#### [Data segment]
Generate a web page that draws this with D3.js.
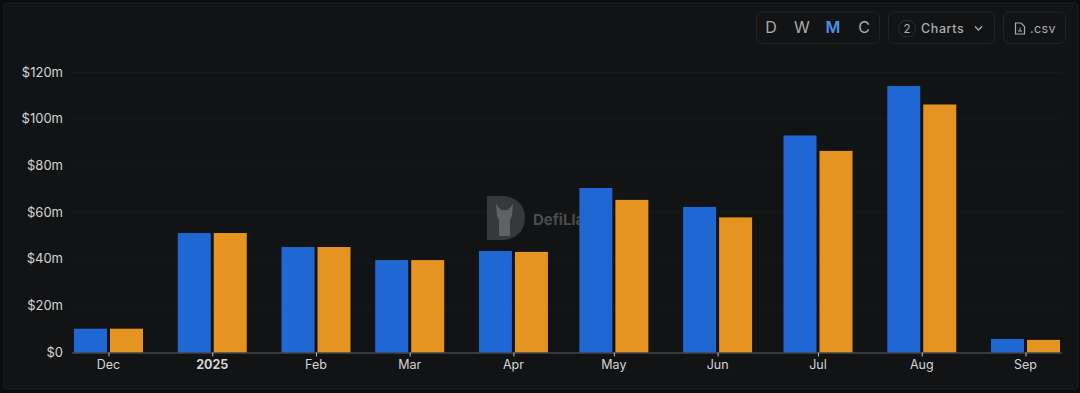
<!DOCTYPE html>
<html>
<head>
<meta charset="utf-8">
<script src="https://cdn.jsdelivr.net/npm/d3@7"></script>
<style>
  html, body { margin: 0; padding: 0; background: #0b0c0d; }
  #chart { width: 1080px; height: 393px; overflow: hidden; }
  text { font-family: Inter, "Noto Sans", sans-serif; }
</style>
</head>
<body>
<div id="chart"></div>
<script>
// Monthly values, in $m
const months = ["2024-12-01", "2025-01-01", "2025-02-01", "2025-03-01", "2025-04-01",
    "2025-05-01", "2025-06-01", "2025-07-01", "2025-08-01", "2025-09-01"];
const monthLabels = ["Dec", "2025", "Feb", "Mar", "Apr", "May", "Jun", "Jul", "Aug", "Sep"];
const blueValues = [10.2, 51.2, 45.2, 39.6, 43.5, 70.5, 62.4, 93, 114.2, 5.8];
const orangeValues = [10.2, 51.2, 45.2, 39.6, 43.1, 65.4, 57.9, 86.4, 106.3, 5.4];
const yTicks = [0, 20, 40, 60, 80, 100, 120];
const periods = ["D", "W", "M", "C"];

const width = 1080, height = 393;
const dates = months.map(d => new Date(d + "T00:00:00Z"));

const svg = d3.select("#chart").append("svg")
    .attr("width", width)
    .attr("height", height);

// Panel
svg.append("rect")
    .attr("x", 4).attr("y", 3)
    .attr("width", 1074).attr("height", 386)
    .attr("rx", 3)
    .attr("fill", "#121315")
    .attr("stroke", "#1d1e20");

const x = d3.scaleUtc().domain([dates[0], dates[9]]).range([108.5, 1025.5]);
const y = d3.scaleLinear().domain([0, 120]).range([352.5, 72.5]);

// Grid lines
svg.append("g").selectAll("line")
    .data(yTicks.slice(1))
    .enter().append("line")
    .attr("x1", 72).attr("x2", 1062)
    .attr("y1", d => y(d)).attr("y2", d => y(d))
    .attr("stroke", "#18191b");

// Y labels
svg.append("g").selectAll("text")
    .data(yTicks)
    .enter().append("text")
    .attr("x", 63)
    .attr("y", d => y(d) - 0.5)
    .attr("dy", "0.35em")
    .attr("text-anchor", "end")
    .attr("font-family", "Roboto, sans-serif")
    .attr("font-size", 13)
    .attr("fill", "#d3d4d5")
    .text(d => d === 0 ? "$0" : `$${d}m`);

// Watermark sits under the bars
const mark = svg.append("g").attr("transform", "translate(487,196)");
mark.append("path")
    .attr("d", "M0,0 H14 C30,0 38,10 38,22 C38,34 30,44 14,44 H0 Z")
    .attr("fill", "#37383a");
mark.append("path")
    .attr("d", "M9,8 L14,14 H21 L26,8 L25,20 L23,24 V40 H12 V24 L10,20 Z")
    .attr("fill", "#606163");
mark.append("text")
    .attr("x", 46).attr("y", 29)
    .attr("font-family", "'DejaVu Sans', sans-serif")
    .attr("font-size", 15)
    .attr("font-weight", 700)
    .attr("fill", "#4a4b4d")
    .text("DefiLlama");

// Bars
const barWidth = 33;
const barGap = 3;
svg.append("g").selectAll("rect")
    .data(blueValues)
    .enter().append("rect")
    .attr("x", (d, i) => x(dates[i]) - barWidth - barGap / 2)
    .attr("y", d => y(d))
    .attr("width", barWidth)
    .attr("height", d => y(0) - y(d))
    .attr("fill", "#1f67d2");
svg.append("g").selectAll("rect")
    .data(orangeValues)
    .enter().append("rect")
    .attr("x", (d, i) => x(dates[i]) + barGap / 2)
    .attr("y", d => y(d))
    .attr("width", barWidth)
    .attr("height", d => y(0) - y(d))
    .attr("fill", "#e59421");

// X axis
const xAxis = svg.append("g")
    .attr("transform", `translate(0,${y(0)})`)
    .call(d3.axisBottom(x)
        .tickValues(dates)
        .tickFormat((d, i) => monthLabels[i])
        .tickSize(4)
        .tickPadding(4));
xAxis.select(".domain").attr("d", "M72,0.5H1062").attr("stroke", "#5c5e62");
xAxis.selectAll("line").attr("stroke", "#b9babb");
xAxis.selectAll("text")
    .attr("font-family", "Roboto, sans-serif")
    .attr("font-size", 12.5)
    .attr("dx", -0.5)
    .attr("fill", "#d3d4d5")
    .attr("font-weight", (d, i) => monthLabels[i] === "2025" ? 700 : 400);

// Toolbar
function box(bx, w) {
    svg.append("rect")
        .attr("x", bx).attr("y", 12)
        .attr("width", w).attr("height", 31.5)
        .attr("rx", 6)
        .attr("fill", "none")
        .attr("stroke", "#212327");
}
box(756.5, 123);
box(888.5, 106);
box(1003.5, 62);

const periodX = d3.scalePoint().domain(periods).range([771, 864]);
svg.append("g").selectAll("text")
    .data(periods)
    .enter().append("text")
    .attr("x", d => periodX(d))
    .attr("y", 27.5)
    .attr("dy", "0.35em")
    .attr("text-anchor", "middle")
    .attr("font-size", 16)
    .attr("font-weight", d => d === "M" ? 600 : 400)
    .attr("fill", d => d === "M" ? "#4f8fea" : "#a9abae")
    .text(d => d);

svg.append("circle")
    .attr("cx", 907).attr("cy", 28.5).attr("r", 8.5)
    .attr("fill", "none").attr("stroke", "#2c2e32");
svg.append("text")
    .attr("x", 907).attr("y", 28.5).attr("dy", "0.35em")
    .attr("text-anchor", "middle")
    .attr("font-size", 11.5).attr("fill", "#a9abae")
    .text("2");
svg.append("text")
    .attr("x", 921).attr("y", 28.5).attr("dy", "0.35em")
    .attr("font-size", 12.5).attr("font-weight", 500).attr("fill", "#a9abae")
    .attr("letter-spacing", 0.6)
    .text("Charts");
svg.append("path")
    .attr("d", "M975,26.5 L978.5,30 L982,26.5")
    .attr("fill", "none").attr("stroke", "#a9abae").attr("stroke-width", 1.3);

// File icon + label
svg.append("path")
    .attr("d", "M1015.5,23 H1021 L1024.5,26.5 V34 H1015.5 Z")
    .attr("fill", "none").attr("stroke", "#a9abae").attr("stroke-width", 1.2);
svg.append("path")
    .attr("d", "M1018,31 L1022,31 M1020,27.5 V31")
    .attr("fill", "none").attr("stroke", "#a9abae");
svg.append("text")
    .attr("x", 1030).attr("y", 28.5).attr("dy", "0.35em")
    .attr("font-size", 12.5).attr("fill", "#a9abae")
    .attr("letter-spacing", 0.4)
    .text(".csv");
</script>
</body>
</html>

#### [Request]
Would you set down the listing exactly, omitting pictures?

#### [Solution to this problem]
Generate a web page that draws this with D3.js.
<!DOCTYPE html>
<html>
<head>
<meta charset="utf-8">
<script src="https://cdn.jsdelivr.net/npm/d3@7"></script>
<style>
  html, body { margin: 0; padding: 0; background: #0b0c0d; }
  #chart { width: 1080px; height: 393px; overflow: hidden; }
  text { font-family: Inter, "Noto Sans", sans-serif; }
</style>
</head>
<body>
<div id="chart"></div>
<script>
// Monthly values, in $m
const months = ["2024-12-01", "2025-01-01", "2025-02-01", "2025-03-01", "2025-04-01",
    "2025-05-01", "2025-06-01", "2025-07-01", "2025-08-01", "2025-09-01"];
const monthLabels = ["Dec", "2025", "Feb", "Mar", "Apr", "May", "Jun", "Jul", "Aug", "Sep"];
const blueValues = [10.2, 51.2, 45.2, 39.6, 43.5, 70.5, 62.4, 93, 114.2, 5.8];
const orangeValues = [10.2, 51.2, 45.2, 39.6, 43.1, 65.4, 57.9, 86.4, 106.3, 5.4];
const yTicks = [0, 20, 40, 60, 80, 100, 120];
const periods = ["D", "W", "M", "C"];

const width = 1080, height = 393;
const dates = months.map(d => new Date(d + "T00:00:00Z"));

const svg = d3.select("#chart").append("svg")
    .attr("width", width)
    .attr("height", height);

// Panel
svg.append("rect")
    .attr("x", 4).attr("y", 3)
    .attr("width", 1074).attr("height", 386)
    .attr("rx", 3)
    .attr("fill", "#121315")
    .attr("stroke", "#1d1e20");

const x = d3.scaleUtc().domain([dates[0], dates[9]]).range([108.5, 1025.5]);
const y = d3.scaleLinear().domain([0, 120]).range([352.5, 72.5]);

// Grid lines
svg.append("g").selectAll("line")
    .data(yTicks.slice(1))
    .enter().append("line")
    .attr("x1", 72).attr("x2", 1062)
    .attr("y1", d => y(d)).attr("y2", d => y(d))
    .attr("stroke", "#18191b");

// Y labels
svg.append("g").selectAll("text")
    .data(yTicks)
    .enter().append("text")
    .attr("x", 63)
    .attr("y", d => y(d) - 0.5)
    .attr("dy", "0.35em")
    .attr("text-anchor", "end")
    .attr("font-family", "Roboto, sans-serif")
    .attr("font-size", 13)
    .attr("fill", "#d3d4d5")
    .text(d => d === 0 ? "$0" : `$${d}m`);

// Watermark sits under the bars
const mark = svg.append("g").attr("transform", "translate(487,196)");
mark.append("path")
    .attr("d", "M0,0 H14 C30,0 38,10 38,22 C38,34 30,44 14,44 H0 Z")
    .attr("fill", "#37383a");
mark.append("path")
    .attr("d", "M9,8 L14,14 H21 L26,8 L25,20 L23,24 V40 H12 V24 L10,20 Z")
    .attr("fill", "#606163");
mark.append("text")
    .attr("x", 46).attr("y", 29)
    .attr("font-family", "'DejaVu Sans', sans-serif")
    .attr("font-size", 15)
    .attr("font-weight", 700)
    .attr("fill", "#4a4b4d")
    .text("DefiLlama");

// Bars
const barWidth = 33;
const barGap = 3;
svg.append("g").selectAll("rect")
    .data(blueValues)
    .enter().append("rect")
    .attr("x", (d, i) => x(dates[i]) - barWidth - barGap / 2)
    .attr("y", d => y(d))
    .attr("width", barWidth)
    .attr("height", d => y(0) - y(d))
    .attr("fill", "#1f67d2");
svg.append("g").selectAll("rect")
    .data(orangeValues)
    .enter().append("rect")
    .attr("x", (d, i) => x(dates[i]) + barGap / 2)
    .attr("y", d => y(d))
    .attr("width", barWidth)
    .attr("height", d => y(0) - y(d))
    .attr("fill", "#e59421");

// X axis
const xAxis = svg.append("g")
    .attr("transform", `translate(0,${y(0)})`)
    .call(d3.axisBottom(x)
        .tickValues(dates)
        .tickFormat((d, i) => monthLabels[i])
        .tickSize(4)
        .tickPadding(4));
xAxis.select(".domain").attr("d", "M72,0.5H1062").attr("stroke", "#5c5e62");
xAxis.selectAll("line").attr("stroke", "#b9babb");
xAxis.selectAll("text")
    .attr("font-family", "Roboto, sans-serif")
    .attr("font-size", 12.5)
    .attr("dx", -0.5)
    .attr("fill", "#d3d4d5")
    .attr("font-weight", (d, i) => monthLabels[i] === "2025" ? 700 : 400);

// Toolbar
function box(bx, w) {
    svg.append("rect")
        .attr("x", bx).attr("y", 12)
        .attr("width", w).attr("height", 31.5)
        .attr("rx", 6)
        .attr("fill", "none")
        .attr("stroke", "#212327");
}
box(756.5, 123);
box(888.5, 106);
box(1003.5, 62);

const periodX = d3.scalePoint().domain(periods).range([771, 864]);
svg.append("g").selectAll("text")
    .data(periods)
    .enter().append("text")
    .attr("x", d => periodX(d))
    .attr("y", 27.5)
    .attr("dy", "0.35em")
    .attr("text-anchor", "middle")
    .attr("font-size", 16)
    .attr("font-weight", d => d === "M" ? 600 : 400)
    .attr("fill", d => d === "M" ? "#4f8fea" : "#a9abae")
    .text(d => d);

svg.append("circle")
    .attr("cx", 907).attr("cy", 28.5).attr("r", 8.5)
    .attr("fill", "none").attr("stroke", "#2c2e32");
svg.append("text")
    .attr("x", 907).attr("y", 28.5).attr("dy", "0.35em")
    .attr("text-anchor", "middle")
    .attr("font-size", 11.5).attr("fill", "#a9abae")
    .text("2");
svg.append("text")
    .attr("x", 921).attr("y", 28.5).attr("dy", "0.35em")
    .attr("font-size", 12.5).attr("font-weight", 500).attr("fill", "#a9abae")
    .attr("letter-spacing", 0.6)
    .text("Charts");
svg.append("path")
    .attr("d", "M975,26.5 L978.5,30 L982,26.5")
    .attr("fill", "none").attr("stroke", "#a9abae").attr("stroke-width", 1.3);

// File icon + label
svg.append("path")
    .attr("d", "M1015.5,23 H1021 L1024.5,26.5 V34 H1015.5 Z")
    .attr("fill", "none").attr("stroke", "#a9abae").attr("stroke-width", 1.2);
svg.append("path")
    .attr("d", "M1018,31 L1022,31 M1020,27.5 V31")
    .attr("fill", "none").attr("stroke", "#a9abae");
svg.append("text")
    .attr("x", 1030).attr("y", 28.5).attr("dy", "0.35em")
    .attr("font-size", 12.5).attr("fill", "#a9abae")
    .attr("letter-spacing", 0.4)
    .text(".csv");
</script>
</body>
</html>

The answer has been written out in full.